The difference between these figures, $139,125.00, is the amount of damages originally claimed by the Plaintiff.

Defendant objected to this method of estimating Plaintiff's damages and demanded that Plaintiff make an effort to ascertain where the 25,000 barrels in question were sold and for what price. While Plaintiff stated that it is utterly impossible to tell where each gallon in dispute went, Plaintiff was provoked into taking a harder look at its claim and the result was an alternative, and higher, damages assessment of $161,175.00. This figure was calculated from the sale records compiled in Plaintiff's Exhibit Number 15.

While we are inclined to accept Plaintiff's contention that it is impossible to determine who purchased the 25,000 barrels in dispute and at what price, we are disinclined to accept the new damage figure. This new figure is based upon sales which were completed in December of 1982. The sale which is the focus of this lawsuit was made approximately one month earlier. As mentioned previously, the market for fuel oil was in a state of flux in November and December of 1982. For this reason we see little relevance in applying the prices of contracts consummated in December of that year to the damage aspect of this case. We think it for more precise, far more just, and consistent with the Uniform Commercial Code as adopted in Pennsylvania to use Plaintiff's initial figure as the measure of damages here. An appropriate Order shall issue.

NOTES

[1] One transaction between the parties was identical in all respects to the disputed transaction except that the place of delivery was Linden, New Jersey.

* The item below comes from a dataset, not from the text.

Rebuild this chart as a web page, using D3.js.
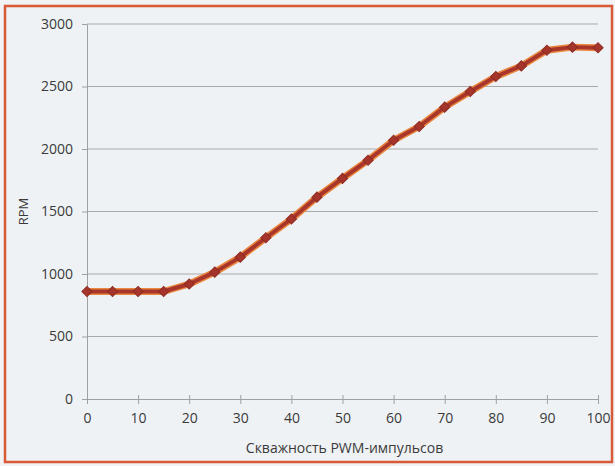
<!DOCTYPE html>
<html>
<head>
<meta charset="utf-8">
<script src="https://cdn.jsdelivr.net/npm/d3@7"></script>
<style>
body { margin: 0; background: #f2f3f5; }
text { font-family: "Open Sans", "Noto Sans", sans-serif; fill: #3a3a3a; }
</style>
</head>
<body>
<div id="chart"></div>
<script>
// duty cycle (%) and RPM
var duty = [0, 5, 10, 15, 20, 25, 30, 35, 40, 45, 50, 55, 60, 65, 70, 75, 80, 85, 90, 95, 100];
var rpm = [860, 860, 860, 860, 920, 1015, 1135, 1290, 1440, 1615, 1765, 1910, 2070, 2180, 2335, 2460, 2580, 2665, 2790, 2815, 2810];
var xTicks = [0, 10, 20, 30, 40, 50, 60, 70, 80, 90, 100];
var yTicks = [0, 500, 1000, 1500, 2000, 2500, 3000];

var data = duty.map(function (d, i) { return { x: d, y: rpm[i] }; });

var W = 615, H = 466;
var margin = { top: 24, right: 17, bottom: 67, left: 87 },
width = W - margin.left - margin.right,
height = H - margin.top - margin.bottom;

var root = d3.select("#chart")
.append("svg")
.attr("width", W)
.attr("height", H);

// background + border
root.append("rect")
.attr("x", 0).attr("y", 0).attr("width", W).attr("height", H)
.attr("fill", "#f2f3f5");
root.append("rect")
.attr("x", 5).attr("y", 6).attr("width", 607).attr("height", 456)
.attr("fill", "#eff2f5")
.attr("stroke", "#d85a36")
.attr("stroke-width", 2.5);

var svg = root.append("g")
.attr("transform", "translate(" + margin.left + "," + margin.top + ")");

var x = d3.scaleLinear().domain([0, 100]).range([0, width]);
var y = d3.scaleLinear().domain([0, 3000]).range([height, 0]);

// gridlines
svg.append("g")
.selectAll("line")
.data(yTicks.filter(function (d) { return d > 0; }))
.enter().append("line")
.attr("x1", 0).attr("x2", width)
.attr("y1", function (d) { return y(d); })
.attr("y2", function (d) { return y(d); })
.attr("stroke", "#a9a9a9")
.attr("stroke-width", 1);

// Y axis
var yAxis = svg.append("g")
.call(d3.axisLeft(y).tickValues(yTicks).tickFormat(d3.format("d")).tickSize(5).tickPadding(9));
yAxis.select(".domain").attr("stroke", "#a0a0a0");
yAxis.selectAll(".tick line").attr("stroke", "#a0a0a0");
yAxis.selectAll("text").style("font-size", "14px").attr("fill", "#3a3a3a");

// X axis
var xAxis = svg.append("g")
.attr("transform", "translate(0," + height + ")")
.call(d3.axisBottom(x).tickValues(xTicks).tickFormat(d3.format("d")).tickSizeInner(5).tickSizeOuter(0).tickPadding(9));
xAxis.select(".domain").attr("stroke", "#a0a0a0");
xAxis.selectAll(".tick line").attr("stroke", "#a0a0a0").attr("y1", -4);
xAxis.selectAll("text").style("font-size", "14px").attr("fill", "#3a3a3a");

// axis titles
svg.append("text")
.attr("transform", "translate(-59," + (height / 2) + ")rotate(-90)")
.attr("text-anchor", "middle")
.style("font-size", "13px")
.text("RPM");

svg.append("text")
.attr("x", width / 2 + 2)
.attr("y", height + 54)
.attr("text-anchor", "middle")
.style("font-size", "14px")
.text("Скважность PWM-импульсов");

// line
var line = d3.line()
.x(function (d) { return x(d.x); })
.y(function (d) { return y(d.y); });

svg.append("path")
.datum(data)
.attr("fill", "none")
.attr("stroke", "#e9873f")
.attr("stroke-width", 7)
.attr("stroke-linejoin", "round")
.attr("d", line);

svg.append("path")
.datum(data)
.attr("fill", "none")
.attr("stroke", "#a8362a")
.attr("stroke-width", 4)
.attr("stroke-linejoin", "round")
.attr("d", line);

// diamond markers
svg.selectAll(".pt").data(data).enter()
.append("path")
.attr("class", "pt")
.attr("transform", function (d) { return "translate(" + x(d.x) + "," + y(d.y) + ")rotate(45)"; })
.attr("d", "M-3.6,-3.6H3.6V3.6H-3.6Z")
.attr("fill", "#a5342a")
.attr("stroke", "#8f2c24")
.attr("stroke-width", 1);
</script>
</body>
</html>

Defendant took delivery on this transaction.

[2] Testimony established that use of such mailgrams to confirm such agreements is a standard practice in the pipeline shipping industry.

[3] Testimony established that "early" December is a term of art in the pipeline shipping industry meaning the first 10 days of December.

[4] Testimony on behalf of the Plaintiff sets this time around the 17th or 18th of November while testimony on behalf of the Defendant sets this time as several days after receipt of the confirmatory mailgram.

[5] This notice was sent some 5 days after the oil had begun its northward journey in the pipeline.

[6] See Plaintiff's Exhibit No. 11, which states in pertinent part: "Due to severe drop in demand and customer cancellations we will not be able to store or pay for the products."

[7] The record reflects that these deliveries were of 15,000 barrels and 290,000 gallons respectively.

[8] This statute provides, in pertinent part: ... the measure of damages for nonacceptance or repudiation by the buyer is the difference between the market price at the time and place for tender and the unpaid contract price together with any incidental damages provided in this division (section 2710) but less expenses saved in consequence of the breach by the buyer.

[9] The Platt Index is a publication which, inter alia, quotes the average contract and spot prices obtained each day for fuel oil and other petroleum products. The Platt Index is regarded as a definitive means of determining such prices in the fuel oil shipping industry.